• **TASK TO COMPLETE**: Reproduce exactly the lines below, from the first one through the line containing "from matplotlib.lines import Line2D", and omit any pictures.

• **SOURCE DATA**:
•••
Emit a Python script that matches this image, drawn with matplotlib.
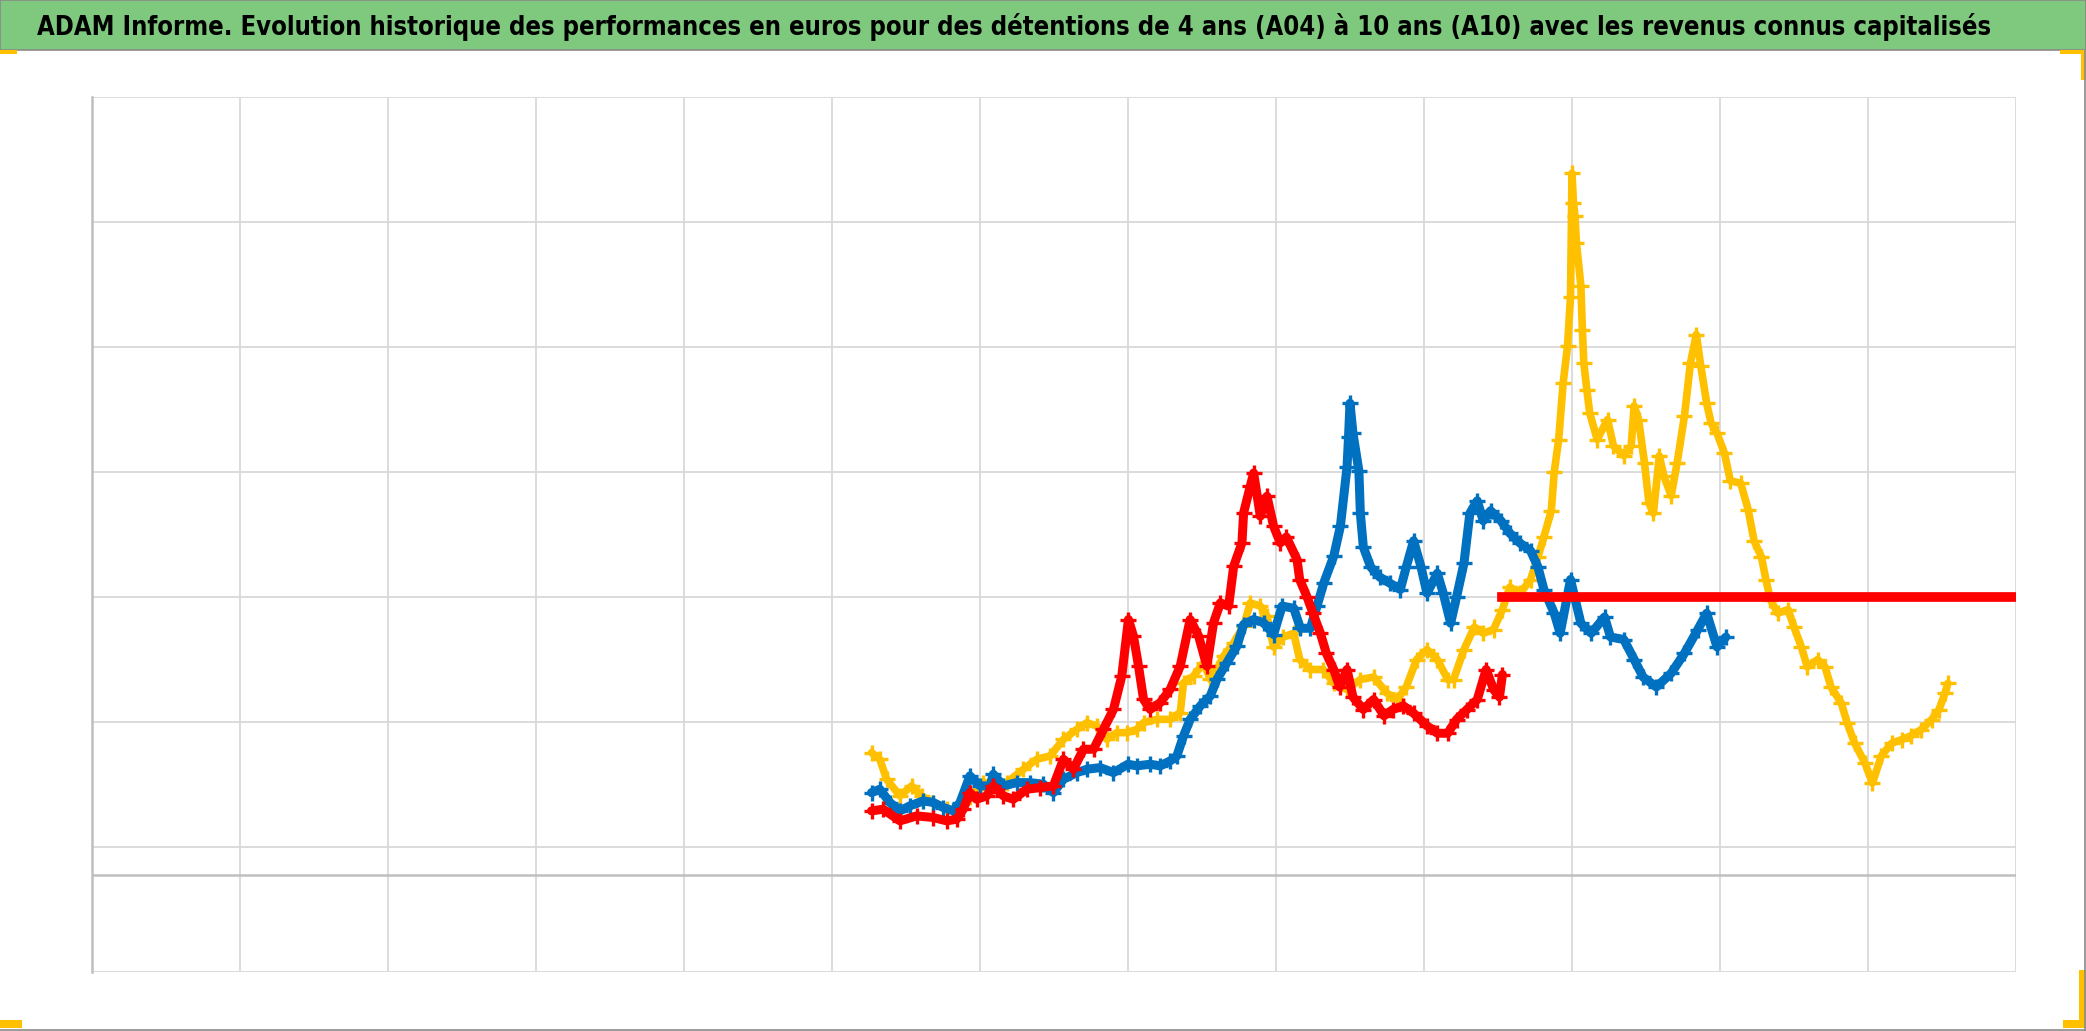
import numpy as np
import matplotlib
matplotlib.use("Agg")
import matplotlib.pyplot as plt
from matplotlib import font_manager
from matplotlib.patches import Rectangle
from matplotlib.lines import Line2D

# Data (x: date axis in grid steps, y: performance in grid steps)
title = ("ADAM Informe. Evolution historique des performances en euros pour des détentions "
         "de 4 ans (A04) à 10 ans (A10) avec les revenus connus capitalisés")

yellow_x = [5.267, 5.323, 5.369, 5.459, 5.538, 5.605, 5.684, 5.775, 5.842, 5.93,
            6.023, 6.180, 6.293, 6.383, 6.473, 6.564, 6.654, 6.722, 6.789, 6.857,
            6.924, 6.992, 7.060, 7.105, 7.195, 7.285, 7.353, 7.375, 7.443, 7.511,
            7.556, 7.601, 7.646, 7.714, 7.781, 7.826, 7.894, 7.939, 7.984, 8.05,
            8.12, 8.16, 8.23, 8.32, 8.39, 8.48, 8.57, 8.66, 8.75, 8.82,
            8.88, 8.95, 9.02, 9.09, 9.16, 9.20, 9.27, 9.34, 9.40, 9.47,
            9.53, 9.58, 9.65, 9.72, 9.77, 9.81, 9.86, 9.88, 9.91, 9.94,
            9.97, 9.99, 10.00, 10.01, 10.02, 10.03, 10.06, 10.07, 10.08, 10.10,
            10.12, 10.17, 10.24, 10.28, 10.35, 10.40, 10.42, 10.45, 10.49, 10.52,
            10.55, 10.59, 10.62, 10.67, 10.71, 10.76, 10.80, 10.84, 10.87, 10.91,
            10.94, 10.98, 11.03, 11.07, 11.14, 11.19, 11.23, 11.28, 11.31, 11.34,
            11.39, 11.46, 11.50, 11.55, 11.59, 11.66, 11.71, 11.75, 11.82, 11.86,
            11.91, 11.98, 12.03, 12.09, 12.16, 12.23, 12.29, 12.36, 12.43, 12.48,
            12.52, 12.54]
yellow_y = [1.755, 1.702, 1.542, 1.409, 1.489, 1.409, 1.356, 1.302, 1.289, 1.40,
            1.515, 1.515, 1.622, 1.702, 1.728, 1.861, 1.941, 1.995, 1.968, 1.861,
            1.915, 1.915, 1.941, 1.995, 2.021, 2.021, 2.075, 2.314, 2.368, 2.474,
            2.341, 2.421, 2.527, 2.634, 2.767, 2.953, 2.927, 2.847, 2.60, 2.68,
            2.71, 2.50, 2.42, 2.42, 2.31, 2.26, 2.34, 2.36, 2.23, 2.18,
            2.28, 2.50, 2.58, 2.50, 2.34, 2.34, 2.58, 2.76, 2.71, 2.74,
            2.90, 3.08, 3.03, 3.14, 3.32, 3.48, 3.69, 4.00, 4.26, 4.71,
            5.01, 5.40, 6.39, 6.15, 6.05, 5.83, 5.49, 5.14, 4.87, 4.66,
            4.47, 4.26, 4.42, 4.21, 4.13, 4.21, 4.53, 4.42, 4.07, 3.75,
            3.67, 4.13, 3.97, 3.81, 4.07, 4.45, 4.87, 5.10, 4.85, 4.55,
            4.39, 4.31, 4.15, 3.93, 3.91, 3.70, 3.45, 3.32, 3.14, 2.98,
            2.87, 2.90, 2.76, 2.60, 2.44, 2.50, 2.44, 2.28, 2.15, 1.99,
            1.83, 1.67, 1.51, 1.73, 1.83, 1.86, 1.89, 1.94, 2.02, 2.10,
            2.23, 2.31]

blue_x = [5.267, 5.323, 5.391, 5.459, 5.526, 5.617, 5.684, 5.752, 5.820, 5.865,
          5.932, 6.000, 6.068, 6.090, 6.158, 6.248, 6.338, 6.428, 6.496, 6.564,
          6.654, 6.722, 6.812, 6.902, 7.000, 7.060, 7.150, 7.218, 7.285, 7.330,
          7.375, 7.420, 7.488, 7.556, 7.601, 7.668, 7.736, 7.781, 7.849, 7.916,
          7.984, 8.041, 8.120, 8.165, 8.232, 8.277, 8.323, 8.390, 8.435, 8.480,
          8.49, 8.50, 8.52, 8.56, 8.57, 8.59, 8.64, 8.70, 8.77, 8.84,
          8.88, 8.93, 8.98, 9.02, 9.09, 9.13, 9.18, 9.22, 9.27, 9.31,
          9.36, 9.40, 9.45, 9.52, 9.58, 9.65, 9.72, 9.77, 9.81, 9.88,
          9.92, 9.99, 10.06, 10.13, 10.22, 10.26, 10.35, 10.42, 10.48, 10.57,
          10.67, 10.76, 10.85, 10.91, 10.98, 11.04]
blue_y = [1.435, 1.462, 1.356, 1.289, 1.329, 1.369, 1.356, 1.316, 1.289, 1.356,
          1.569, 1.489, 1.489, 1.582, 1.489, 1.515, 1.515, 1.502, 1.435, 1.542,
          1.595, 1.622, 1.635, 1.595, 1.662, 1.649, 1.662, 1.649, 1.689, 1.728,
          1.888, 2.021, 2.128, 2.208, 2.341, 2.474, 2.607, 2.780, 2.820, 2.794,
          2.700, 2.927, 2.910, 2.750, 2.750, 2.927, 3.113, 3.326, 3.566, 4.04,
          4.28, 4.55, 4.31, 4.01, 3.67, 3.40, 3.24, 3.16, 3.11, 3.06,
          3.24, 3.45, 3.24, 3.03, 3.19, 3.03, 2.79, 3.00, 3.27, 3.67,
          3.77, 3.61, 3.69, 3.61, 3.51, 3.43, 3.37, 3.24, 3.06, 2.87,
          2.71, 3.14, 2.79, 2.71, 2.84, 2.68, 2.66, 2.50, 2.36, 2.28,
          2.39, 2.55, 2.74, 2.87, 2.60, 2.68]

red_x = [5.267, 5.346, 5.459, 5.572, 5.684, 5.775, 5.842, 5.887, 5.932, 5.977,
         6.045, 6.090, 6.158, 6.225, 6.316, 6.406, 6.496, 6.564, 6.631, 6.699,
         6.767, 6.834, 6.902, 6.958, 7.003, 7.037, 7.071, 7.105, 7.150, 7.218,
         7.285, 7.353, 7.420, 7.477, 7.533, 7.578, 7.624, 7.680, 7.714, 7.770,
         7.781, 7.826, 7.849, 7.894, 7.939, 7.984, 8.029, 8.07, 8.142, 8.16,
         8.21, 8.25, 8.30, 8.34, 8.39, 8.43, 8.48, 8.52, 8.59, 8.66,
         8.73, 8.79, 8.86, 8.93, 9.02, 9.09, 9.16, 9.22, 9.29, 9.36,
         9.42, 9.47, 9.51, 9.53]
red_y = [1.289, 1.302, 1.209, 1.249, 1.236, 1.209, 1.222, 1.302, 1.435, 1.382,
         1.409, 1.489, 1.409, 1.382, 1.462, 1.475, 1.489, 1.702, 1.622, 1.782,
         1.782, 1.941, 2.101, 2.368, 2.820, 2.687, 2.447, 2.181, 2.101, 2.155,
         2.261, 2.447, 2.820, 2.687, 2.447, 2.794, 2.953, 2.927, 3.246, 3.433,
         3.672, 3.886, 3.992, 3.646, 3.806, 3.566, 3.433, 3.48, 3.30, 3.14,
         3.00, 2.87, 2.71, 2.55, 2.42, 2.28, 2.42, 2.20, 2.10, 2.18,
         2.05, 2.10, 2.13, 2.07, 1.97, 1.91, 1.91, 2.02, 2.10, 2.18,
         2.42, 2.26, 2.20, 2.38]

# flat part of the red series at the right
red_flat_x = [9.53, 13.0]
red_flat_y = [3.0, 3.0]

x_ticks = list(range(0, 14))
y_ticks = list(range(0, 8))
x_axis_cross = 0.777

# pick a condensed bold font if one is installed (Calibri-like title)
fm = font_manager.fontManager
title_font = None
for f in fm.ttflist:
    if f.stretch in ("condensed", "semi-condensed", "extra-condensed") or \
            "Narrow" in f.name or "Condensed" in f.name:
        if f.weight in ("bold", 700, "semibold", 600):
            title_font = f
            break
if title_font is not None:
    title_props = font_manager.FontProperties(fname=title_font.fname)
else:
    title_props = font_manager.FontProperties(family="Liberation Sans", weight="bold")

W, H = 2086, 1031
fig = plt.figure(figsize=(W / 100, H / 100), dpi=100)
fig.patch.set_facecolor("white")

# green title bar
bar_h = 50 / H
fig.patches.append(Rectangle((0, 1 - bar_h), 1, bar_h, transform=fig.transFigure,
                             facecolor="#7EC97E", edgecolor="#8A8A8A", lw=1.2, zorder=0))
t = fig.text(37 / W, 1 - 27 / H, title, ha="left", va="center",
             fontproperties=title_props, color="black")
t.set_fontsize(24)
fig.canvas.draw()
w = t.get_window_extent(fig.canvas.get_renderer()).width
t.set_fontsize(24 * 1962 / w)

# window border + selection handles
fig.lines.append(Line2D([2084.5 / W, 2084.5 / W], [0, 1 - bar_h], transform=fig.transFigure,
                        color="#8A8A8A", lw=1.2))
fig.lines.append(Line2D([0, 1], [1.5 / H, 1.5 / H], transform=fig.transFigure,
                        color="#8A8A8A", lw=1.2))
orange = "#FFC000"
for (x0, y0, w0, h0) in [(0, 50, 17, 4), (2060, 50, 26, 4), (2081, 50, 5, 30),
                         (0, 1020, 22, 8), (2063, 1020, 23, 8), (2079, 970, 7, 58)]:
    fig.patches.append(Rectangle((x0 / W, 1 - (y0 + h0) / H), w0 / W, h0 / H,
                                 transform=fig.transFigure, facecolor=orange,
                                 edgecolor="none"))

ax = fig.add_axes([92 / W, 59 / H, 1924 / W, 875 / H])
ax.set_xlim(0, 13)
ax.set_ylim(0, 7)
ax.set_xticks(x_ticks)
ax.set_yticks(y_ticks)
ax.tick_params(length=0, labelbottom=False, labelleft=False)
ax.grid(True, color="#D9D9D9", lw=1.3)
ax.set_axisbelow(True)
for s in ["top", "right", "bottom"]:
    ax.spines[s].set_visible(False)
ax.spines["left"].set_color("#BFBFBF")
ax.spines["left"].set_linewidth(1.8)
ax.axhline(x_axis_cross, color="#BFBFBF", lw=1.8, zorder=1)

style = dict(marker="+", ms=11, mew=2.4, solid_joinstyle="round",
             solid_capstyle="round")
ax.plot(yellow_x, yellow_y, color="#FFC000", lw=5.5, zorder=3, **style)
ax.plot(blue_x, blue_y, color="#0070C0", lw=6.5, zorder=4, **style)
ax.plot(red_x, red_y, color="#FF0000", lw=6.5, zorder=5, **style)
ax.plot(red_flat_x, red_flat_y, color="#FF0000", lw=7, zorder=5)

fig.savefig("out.png", dpi=100, facecolor="white")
•••
• **ANSWER BELOW**:
Emit a Python script that matches this image, drawn with matplotlib.
import numpy as np
import matplotlib
matplotlib.use("Agg")
import matplotlib.pyplot as plt
from matplotlib import font_manager
from matplotlib.patches import Rectangle
from matplotlib.lines import Line2D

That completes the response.